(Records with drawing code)
▼▼▼

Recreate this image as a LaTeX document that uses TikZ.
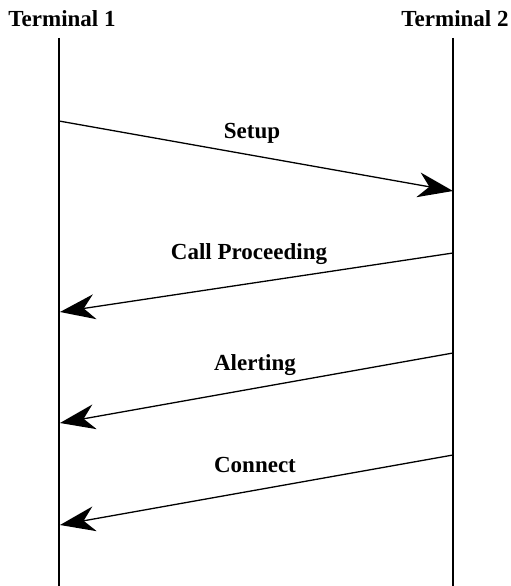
\documentclass[tikz,border=0pt]{standalone}
\usepackage{fontspec}
\setmainfont{Liberation Serif}
\usetikzlibrary{arrows.meta,positioning}

\begin{document}
\begin{tikzpicture}[x=1pt,y=-1pt]
    \tikzset{lifeline/.style={line width=1.3pt},
      msg/.style={line width=1.3pt, -{Stealth[length=35pt,width=25pt,inset=11pt]}},
      lbl/.style={font=\fontsize{23}{27}\selectfont\bfseries, inner sep=0pt, anchor=base}
    }
    \useasboundingbox (0,0) rectangle (511,586);

    \node[lbl] (T1) at (62,27) {Terminal 1};
    \node[lbl] (T2) at (455,27) {Terminal 2};

    \coordinate (T1top) at (59,38);
    \coordinate (T1bot) at (59,586);
    \coordinate (T2top) at (453,38);
    \coordinate (T2bot) at (453,586);

    \draw[lifeline] (T1top) -- (T1bot);
    \draw[lifeline] (T2top) -- (T2bot);

    % message end points on the lifelines
    \coordinate (setupA) at (59,121);    \coordinate (setupB) at (453,191);
    \coordinate (procA) at (453,253);    \coordinate (procB) at (60,312);
    \coordinate (alertA) at (453,353);   \coordinate (alertB) at (60,423);
    \coordinate (connA) at (453,455);    \coordinate (connB) at (60,525);

    \draw[msg] (setupA) -- (setupB);
    \draw[msg] (procA) -- (procB);
    \draw[msg] (alertA) -- (alertB);
    \draw[msg] (connA) -- (connB);

    \node[lbl] (setup) at (252,138) {Setup};
    \node[lbl] (proc) at (249,259) {Call Proceeding};
    \node[lbl] (alert) at (255,370) {Alerting};
    \node[lbl] (conn) at (255,472) {Connect};
\end{tikzpicture}
\end{document}
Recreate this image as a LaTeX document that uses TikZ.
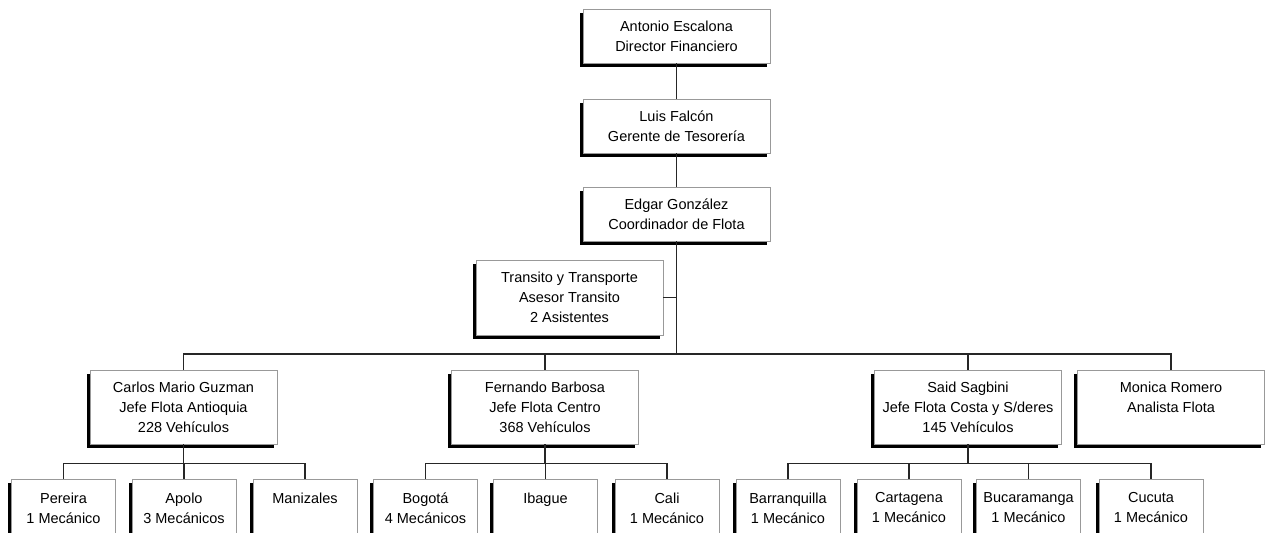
\documentclass[tikz,border=0pt]{standalone}
\usepackage{fontspec}
\setmainfont{Liberation Sans}
\usetikzlibrary{shadows}
\begin{document}
\begin{tikzpicture}[x=1pt,y=-1pt,
  box/.style={draw=black!40, line width=0.9pt, fill=white, align=center, inner sep=0pt,
    font=\fontsize{14.5}{20}\selectfont,
    drop shadow={shadow xshift=-3.5pt, shadow yshift=-3.5pt, opacity=1, fill=black}},
  topbox/.style={box, minimum width=187pt, minimum height=54pt},
  midbox/.style={box, minimum width=187pt, minimum height=74pt},
  leaf/.style={box, minimum width=104pt, minimum height=58pt},
  conn/.style={draw=black!85, line width=1.1pt}]
\clip (0,0) rectangle (1267,533);
\fill[white] (0,0) rectangle (1267,533);
% top chain
\node[topbox] (dir) at (676.5,36) {Antonio Escalona\\Director Financiero};
\node[topbox] (ger) at (676.5,126) {Luis Falcón\\Gerente de Tesorería};
\node[topbox] (coo) at (676.5,214) {Edgar González\\Coordinador de Flota};
\node[box, minimum width=187pt, minimum height=75pt] (tra) at (569.5,297.5) {Transito y Transporte\\Asesor Transito\\2 Asistentes};
% level 2
\node[midbox] (car) at (183.5,407) {Carlos Mario Guzman\\Jefe Flota Antioquia\\228 Vehículos};
\node[midbox] (fer) at (545,407) {Fernando Barbosa\\Jefe Flota Centro\\368 Vehículos};
\node[midbox] (sai) at (968,407) {Said Sagbini\\Jefe Flota Costa y S/deres\\145 Vehículos};
\node[midbox] (mon) at (1171,407) {Monica Romero\\Analista Flota\\ \mbox{}};
% leaves
\node[leaf] (per) at (63.5,508) {Pereira\\1 Mecánico};
\node[leaf] (apo) at (184,508) {Apolo\\3 Mecánicos};
\node[leaf] (man) at (305,508) {Manizales\\ \mbox{}};
\node[leaf] (bog) at (425.5,508) {Bogotá\\4 Mecánicos};
\node[leaf] (iba) at (545.5,508) {Ibague\\ \mbox{}};
\node[leaf] (cal) at (667,508) {Cali\\1 Mecánico};
\node[leaf] (bar) at (788,508) {Barranquilla\\1 Mecánico};
\node[leaf] (cta) at (909,508) {Cartagena\\1 Mecánico};
\node[leaf] (buc) at (1028.5,508) {Bucaramanga\\1 Mecánico};
\node[leaf] (cuc) at (1151,508) {Cucuta\\1 Mecánico};
% junction coordinates
\coordinate (bus) at (676.5,354);
\coordinate (sub) at (0,463.5);
% connectors
\draw[conn] (dir) -- (ger);
\draw[conn] (ger) -- (coo);
\draw[conn] (coo) -- (bus);
\draw[conn] (tra.east) -- (tra.east -| coo.south);
\draw[conn] (car.north) |- (mon.north |- bus) -- (mon.north);
\draw[conn] (fer.north) -- (fer.north |- bus);
\draw[conn] (sai.north) -- (sai.north |- bus);
% sub buses
\draw[conn] (car.south) -- (car.south |- sub);
\draw[conn] (per.north) |- (man.north |- sub) -- (man.north);
\draw[conn] (apo.north) -- (apo.north |- sub);
\draw[conn] (fer.south) -- (fer.south |- sub);
\draw[conn] (bog.north) |- (cal.north |- sub) -- (cal.north);
\draw[conn] (iba.north) -- (iba.north |- sub);
\draw[conn] (sai.south) -- (sai.south |- sub);
\draw[conn] (bar.north) |- (cuc.north |- sub) -- (cuc.north);
\draw[conn] (cta.north) -- (cta.north |- sub);
\draw[conn] (buc.north) -- (buc.north |- sub);
\end{tikzpicture}
\end{document}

▲▲▲

▶ DIRECTIONS FOR THIS TASK
Copy every record above exactly as written, but leave out the pictures.

▶ SOLUTION TO THE EXERCISE
Recreate this image as a LaTeX document that uses TikZ.
\documentclass[tikz,border=0pt]{standalone}
\usepackage{fontspec}
\setmainfont{Liberation Serif}
\usetikzlibrary{arrows.meta,positioning}

\begin{document}
\begin{tikzpicture}[x=1pt,y=-1pt]
    \tikzset{lifeline/.style={line width=1.3pt},
      msg/.style={line width=1.3pt, -{Stealth[length=35pt,width=25pt,inset=11pt]}},
      lbl/.style={font=\fontsize{23}{27}\selectfont\bfseries, inner sep=0pt, anchor=base}
    }
    \useasboundingbox (0,0) rectangle (511,586);

    \node[lbl] (T1) at (62,27) {Terminal 1};
    \node[lbl] (T2) at (455,27) {Terminal 2};

    \coordinate (T1top) at (59,38);
    \coordinate (T1bot) at (59,586);
    \coordinate (T2top) at (453,38);
    \coordinate (T2bot) at (453,586);

    \draw[lifeline] (T1top) -- (T1bot);
    \draw[lifeline] (T2top) -- (T2bot);

    % message end points on the lifelines
    \coordinate (setupA) at (59,121);    \coordinate (setupB) at (453,191);
    \coordinate (procA) at (453,253);    \coordinate (procB) at (60,312);
    \coordinate (alertA) at (453,353);   \coordinate (alertB) at (60,423);
    \coordinate (connA) at (453,455);    \coordinate (connB) at (60,525);

    \draw[msg] (setupA) -- (setupB);
    \draw[msg] (procA) -- (procB);
    \draw[msg] (alertA) -- (alertB);
    \draw[msg] (connA) -- (connB);

    \node[lbl] (setup) at (252,138) {Setup};
    \node[lbl] (proc) at (249,259) {Call Proceeding};
    \node[lbl] (alert) at (255,370) {Alerting};
    \node[lbl] (conn) at (255,472) {Connect};
\end{tikzpicture}
\end{document}
Recreate this image as a LaTeX document that uses TikZ.
\documentclass[tikz,border=0pt]{standalone}
\usepackage{fontspec}
\setmainfont{Liberation Sans}
\usetikzlibrary{shadows}
\begin{document}
\begin{tikzpicture}[x=1pt,y=-1pt,
  box/.style={draw=black!40, line width=0.9pt, fill=white, align=center, inner sep=0pt,
    font=\fontsize{14.5}{20}\selectfont,
    drop shadow={shadow xshift=-3.5pt, shadow yshift=-3.5pt, opacity=1, fill=black}},
  topbox/.style={box, minimum width=187pt, minimum height=54pt},
  midbox/.style={box, minimum width=187pt, minimum height=74pt},
  leaf/.style={box, minimum width=104pt, minimum height=58pt},
  conn/.style={draw=black!85, line width=1.1pt}]
\clip (0,0) rectangle (1267,533);
\fill[white] (0,0) rectangle (1267,533);
% top chain
\node[topbox] (dir) at (676.5,36) {Antonio Escalona\\Director Financiero};
\node[topbox] (ger) at (676.5,126) {Luis Falcón\\Gerente de Tesorería};
\node[topbox] (coo) at (676.5,214) {Edgar González\\Coordinador de Flota};
\node[box, minimum width=187pt, minimum height=75pt] (tra) at (569.5,297.5) {Transito y Transporte\\Asesor Transito\\2 Asistentes};
% level 2
\node[midbox] (car) at (183.5,407) {Carlos Mario Guzman\\Jefe Flota Antioquia\\228 Vehículos};
\node[midbox] (fer) at (545,407) {Fernando Barbosa\\Jefe Flota Centro\\368 Vehículos};
\node[midbox] (sai) at (968,407) {Said Sagbini\\Jefe Flota Costa y S/deres\\145 Vehículos};
\node[midbox] (mon) at (1171,407) {Monica Romero\\Analista Flota\\ \mbox{}};
% leaves
\node[leaf] (per) at (63.5,508) {Pereira\\1 Mecánico};
\node[leaf] (apo) at (184,508) {Apolo\\3 Mecánicos};
\node[leaf] (man) at (305,508) {Manizales\\ \mbox{}};
\node[leaf] (bog) at (425.5,508) {Bogotá\\4 Mecánicos};
\node[leaf] (iba) at (545.5,508) {Ibague\\ \mbox{}};
\node[leaf] (cal) at (667,508) {Cali\\1 Mecánico};
\node[leaf] (bar) at (788,508) {Barranquilla\\1 Mecánico};
\node[leaf] (cta) at (909,508) {Cartagena\\1 Mecánico};
\node[leaf] (buc) at (1028.5,508) {Bucaramanga\\1 Mecánico};
\node[leaf] (cuc) at (1151,508) {Cucuta\\1 Mecánico};
% junction coordinates
\coordinate (bus) at (676.5,354);
\coordinate (sub) at (0,463.5);
% connectors
\draw[conn] (dir) -- (ger);
\draw[conn] (ger) -- (coo);
\draw[conn] (coo) -- (bus);
\draw[conn] (tra.east) -- (tra.east -| coo.south);
\draw[conn] (car.north) |- (mon.north |- bus) -- (mon.north);
\draw[conn] (fer.north) -- (fer.north |- bus);
\draw[conn] (sai.north) -- (sai.north |- bus);
% sub buses
\draw[conn] (car.south) -- (car.south |- sub);
\draw[conn] (per.north) |- (man.north |- sub) -- (man.north);
\draw[conn] (apo.north) -- (apo.north |- sub);
\draw[conn] (fer.south) -- (fer.south |- sub);
\draw[conn] (bog.north) |- (cal.north |- sub) -- (cal.north);
\draw[conn] (iba.north) -- (iba.north |- sub);
\draw[conn] (sai.south) -- (sai.south |- sub);
\draw[conn] (bar.north) |- (cuc.north |- sub) -- (cuc.north);
\draw[conn] (cta.north) -- (cta.north |- sub);
\draw[conn] (buc.north) -- (buc.north |- sub);
\end{tikzpicture}
\end{document}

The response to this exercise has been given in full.